One thing that people dont relieze is catching fish when its below freezing. The cold can freeze their eyes and their slimmy coating. Which of course and bad

Best thing to do is be prepared and always have hook cutters, a good net, and long pliers.

I know walleye guys dont carry most of that stuff in their boat and if you dont, try to keep the fish in the water while you unhook it. Then if you need to take a pic only have it out of the water for a couple of seconds!!!

Most fish I catch I do not take pictures of cuz I wanna be able to save the fish and keep it in the water the whole time. (Ive caught some of the same fish 6 times in the last couple years.)

Some people are going to read this and say BS, but when your on the water and see fish dying every week from being miss handled its a sad thing. A 50 inch fish is around 16-18 years old and it takes a long time to get another one that size!!! It also cost the state millions of dollars to release these fish!!

Hope that helps a little!!!


----------



## Snowgooser

In regards to long fights with big fish, many years ago when I was guiding in Ontario I asked Bob Meisikomer that same question. He said it was due to lactic acid build up in the muscle. Just like in us humans after a work out, except the fish is is all muscle and they can't get ride of it as fast. That is just what I was told, and he is "Mr.Muskie". Matt Thompson out of Minneapolis also said the same thing. Again, just what I was told, no scientific proof to back it up.


----------



## njsimonson

The above two posts parallel this writing. The article takes the science and puts it in angler speak, so you get a good idea as to the threat factors to over-played fish.

http://muskie.outdoorsfirst.com/article ... onditions/


----------



## BrianLucky13

Thanks njsimonson!!!


----------



## USAlx50

Snowgooser said:


> In regards to long fights with big fish, many years ago when I was guiding in Ontario I asked Bob Meisikomer that same question. He said it was due to lactic acid build up in the muscle. Just like in us humans after a work out, except the fish is is all muscle and they can't get ride of it as fast. That is just what I was told, and he is "Mr.Muskie". Matt Thompson out of Minneapolis also said the same thing. Again, just what I was told, no scientific proof to back it up.

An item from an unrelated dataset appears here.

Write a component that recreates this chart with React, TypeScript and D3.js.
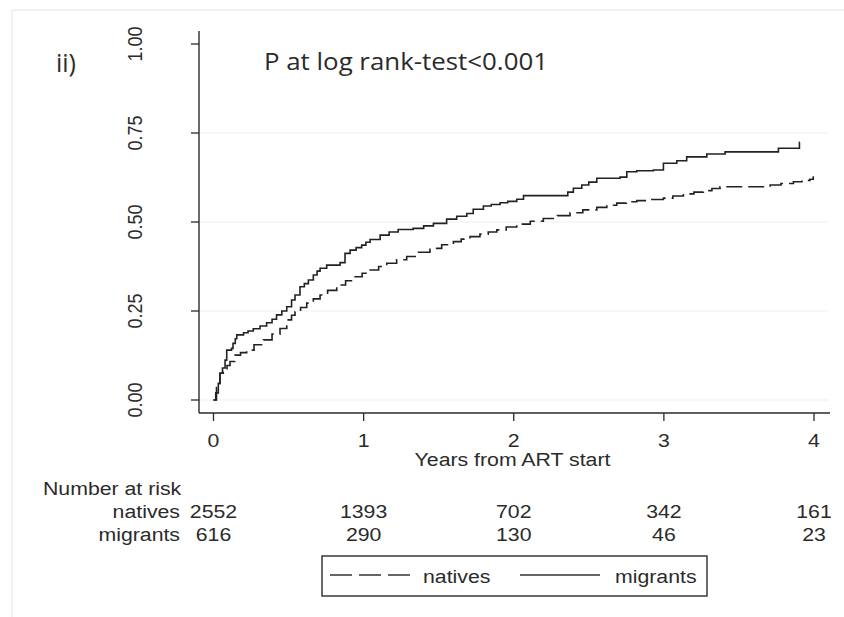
import React from "react";
import * as d3 from "d3";

// Cumulative incidence (step function) by years from ART start
const migrantsCurve: [number, number][] = [
  [0, 0], [0.015, 0.02], [0.032, 0.047], [0.043, 0.075], [0.06, 0.09], [0.077, 0.112], [0.088, 0.14],
  [0.12, 0.145], [0.13, 0.159], [0.145, 0.172], [0.155, 0.183], [0.2, 0.189], [0.23, 0.194], [0.265, 0.2],
  [0.31, 0.208], [0.354, 0.217], [0.39, 0.227], [0.42, 0.239], [0.455, 0.25], [0.488, 0.262], [0.52, 0.281], [0.543, 0.295],
  [0.576, 0.318], [0.605, 0.327], [0.632, 0.337], [0.665, 0.351], [0.69, 0.362], [0.71, 0.37], [0.754, 0.379],
  [0.843, 0.386], [0.876, 0.412], [0.91, 0.421], [0.95, 0.428], [0.987, 0.435], [1.015, 0.443], [1.043, 0.451],
  [1.11, 0.463], [1.17, 0.472], [1.23, 0.479], [1.33, 0.482], [1.4, 0.489], [1.465, 0.496], [1.553, 0.508],
  [1.62, 0.516], [1.687, 0.524], [1.73, 0.536], [1.798, 0.545], [1.85, 0.549], [1.909, 0.554], [1.96, 0.558], [2.02, 0.564],
  [2.065, 0.574], [2.32, 0.574], [2.36, 0.584], [2.397, 0.595], [2.453, 0.604], [2.5, 0.612], [2.553, 0.623],
  [2.708, 0.626], [2.753, 0.641], [2.82, 0.644], [2.93, 0.646], [2.997, 0.665],
  [3.086, 0.672], [3.152, 0.683], [3.286, 0.691], [3.408, 0.697], [3.763, 0.707],
  [3.903, 0.724], [3.905, 0.724],
];

const nativesCurve: [number, number][] = [
  [0, 0], [0.02, 0.035], [0.043, 0.075], [0.065, 0.084], [0.09, 0.097], [0.11, 0.108], [0.143, 0.126],
  [0.18, 0.133], [0.221, 0.14], [0.27, 0.155], [0.332, 0.169], [0.39, 0.185], [0.443, 0.201], [0.488, 0.225],
  [0.52, 0.238], [0.543, 0.248], [0.58, 0.26], [0.621, 0.272], [0.665, 0.284], [0.71, 0.295], [0.76, 0.308],
  [0.821, 0.323], [0.88, 0.335], [0.932, 0.346], [0.99, 0.356], [1.043, 0.365], [1.1, 0.375], [1.154, 0.384],
  [1.22, 0.394], [1.287, 0.403], [1.36, 0.415], [1.442, 0.426], [1.52, 0.436], [1.598, 0.445], [1.65, 0.452],
  [1.709, 0.459], [1.775, 0.466], [1.83, 0.472], [1.887, 0.478], [1.95, 0.486], [2.02, 0.494], [2.11, 0.502],
  [2.197, 0.51], [2.29, 0.518], [2.375, 0.526], [2.46, 0.534], [2.553, 0.541], [2.62, 0.547], [2.686, 0.553],
  [2.75, 0.557], [2.82, 0.56], [2.91, 0.563], [2.997, 0.567], [3.06, 0.573], [3.13, 0.579], [3.2, 0.584],
  [3.263, 0.588], [3.32, 0.594], [3.374, 0.599], [3.708, 0.604], [3.78, 0.608], [3.863, 0.613], [3.92, 0.617],
  [3.973, 0.62], [3.995, 0.626], [4.0, 0.626],
];

const xTicks = [0, 1, 2, 3, 4];
const yTicks = [0, 0.25, 0.5, 0.75, 1];
const gridTicks = [0, 0.25, 0.5, 0.75];

const riskGroups = ["natives", "migrants"];
const nativesAtRisk = [2552, 1393, 702, 342, 161];
const migrantsAtRisk = [616, 290, 130, 46, 23];

const W = 844;
const H = 617;
const FONT = "'Liberation Sans', Arial, sans-serif";
const TITLE_FONT = "'Open Sans', 'Noto Sans', sans-serif";
const INK = "#2b2b2b";
const STRETCH = 1.12;

// Horizontal label drawn slightly widened, like the exported graph
function Label(props: {
  x: number;
  y: number;
  anchor?: "start" | "middle" | "end";
  children: React.ReactNode;
}) {
  return (
    <text
      transform={`translate(${props.x},${props.y}) scale(${STRETCH},1)`}
      textAnchor={props.anchor ?? "start"}
      fontSize={19}
      fill={INK}
    >
      {props.children}
    </text>
  );
}

export default function App() {
  const x = d3.scaleLinear().domain([0, 4]).range([213.5, 814]);
  const y = d3.scaleLinear().domain([0, 1]).range([400, 44]);
  const axisX = 199;
  const axisY = 413;

  const line = d3
    .line<[number, number]>()
    .x((d) => x(d[0]))
    .y((d) => y(d[1]))
    .curve(d3.curveStepAfter);

  const rows = [nativesAtRisk, migrantsAtRisk];

  return (
    <svg
      width={W}
      height={H}
      style={{ position: "absolute", left: 0, top: 0, background: "#fff" }}
      fontFamily={FONT}
    >
      <rect x={0} y={0} width={W} height={H} fill="#fff" />
      {/* outer frame */}
      <line x1={12} y1={10} x2={W} y2={10} stroke="#ececec" strokeWidth={1.5} />
      <line x1={12} y1={10} x2={12} y2={H} stroke="#ececec" strokeWidth={1.5} />

      {/* gridlines */}
      {gridTicks.map((t) => (
        <line key={t} x1={axisX} x2={828} y1={y(t)} y2={y(t)} stroke="#efefef" strokeWidth={1.2} />
      ))}

      {/* y axis */}
      <line x1={axisX} x2={axisX} y1={31} y2={axisY} stroke={INK} strokeWidth={1.4} />
      {yTicks.map((t) => (
        <g key={t}>
          <line x1={191} x2={axisX} y1={y(t)} y2={y(t)} stroke={INK} strokeWidth={1.3} />
          <text
            transform={`translate(142,${y(t)}) rotate(-90) scale(1,${STRETCH})`}
            textAnchor="middle"
            fontSize={18}
            fill={INK}
          >
            {t.toFixed(2)}
          </text>
        </g>
      ))}

      {/* x axis */}
      <line x1={axisX} x2={830} y1={axisY} y2={axisY} stroke={INK} strokeWidth={1.4} />
      {xTicks.map((t) => (
        <g key={t}>
          <line x1={x(t)} x2={x(t)} y1={axisY} y2={axisY + 8} stroke={INK} strokeWidth={1.3} />
          <Label x={x(t)} y={447} anchor="middle">
            {t}
          </Label>
        </g>
      ))}
      <Label x={512.5} y={466} anchor="middle">
        Years from ART start
      </Label>

      {/* curves */}
      <path d={line(nativesCurve) ?? ""} fill="none" stroke="#222" strokeWidth={1.6} strokeDasharray="16,6" />
      <path d={line(migrantsCurve) ?? ""} fill="none" stroke="#222" strokeWidth={1.6} />

      {/* annotations */}
      <text x={56} y={72} fontFamily={TITLE_FONT} fontSize={25} fill={INK}>
        ii)
      </text>
      <text x={264} y={70} fontFamily={TITLE_FONT} fontSize={23} fill={INK} textLength={284} lengthAdjust="spacingAndGlyphs">
        P at log rank-test&lt;0.001
      </text>

      {/* number at risk table */}
      <Label x={43} y={495}>Number at risk</Label>
      {riskGroups.map((g, i) => (
        <g key={g}>
          <Label x={180} y={518 + i * 23} anchor="end">
            {g}
          </Label>
          {rows[i].map((n, j) => (
            <Label key={j} x={x(xTicks[j])} y={518 + i * 23} anchor="middle">
              {n}
            </Label>
          ))}
        </g>
      ))}

      {/* legend */}
      <rect x={322} y={556} width={385} height={40} fill="#fff" stroke={INK} strokeWidth={1.4} />
      <line x1={330} x2={410} y1={575} y2={575} stroke="#333" strokeWidth={1.6} strokeDasharray="22,7" />
      <Label x={423} y={583}>natives</Label>
      <line x1={520} x2={600} y1={575} y2={575} stroke="#333" strokeWidth={1.6} />
      <Label x={615} y={583}>migrants</Label>
    </svg>
  );
}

Yup.. warm weather amplifies things badly. Matt Thompson is a great guy, always very helpful and friendly to me when I was a young tike that lived for musky fishing.

Edit: almost forgot, congrats on the fish! That is a very nice looking fish for a 44"


----------



## mallykiller

yea im not to sure if it was actually 44 or not because our scale only went up to 36 and we just guessed after that


----------



## Arkman

Where is lake sallie? By Detroit Lakes? Have you been having good luck there (other then your giant fish)?


----------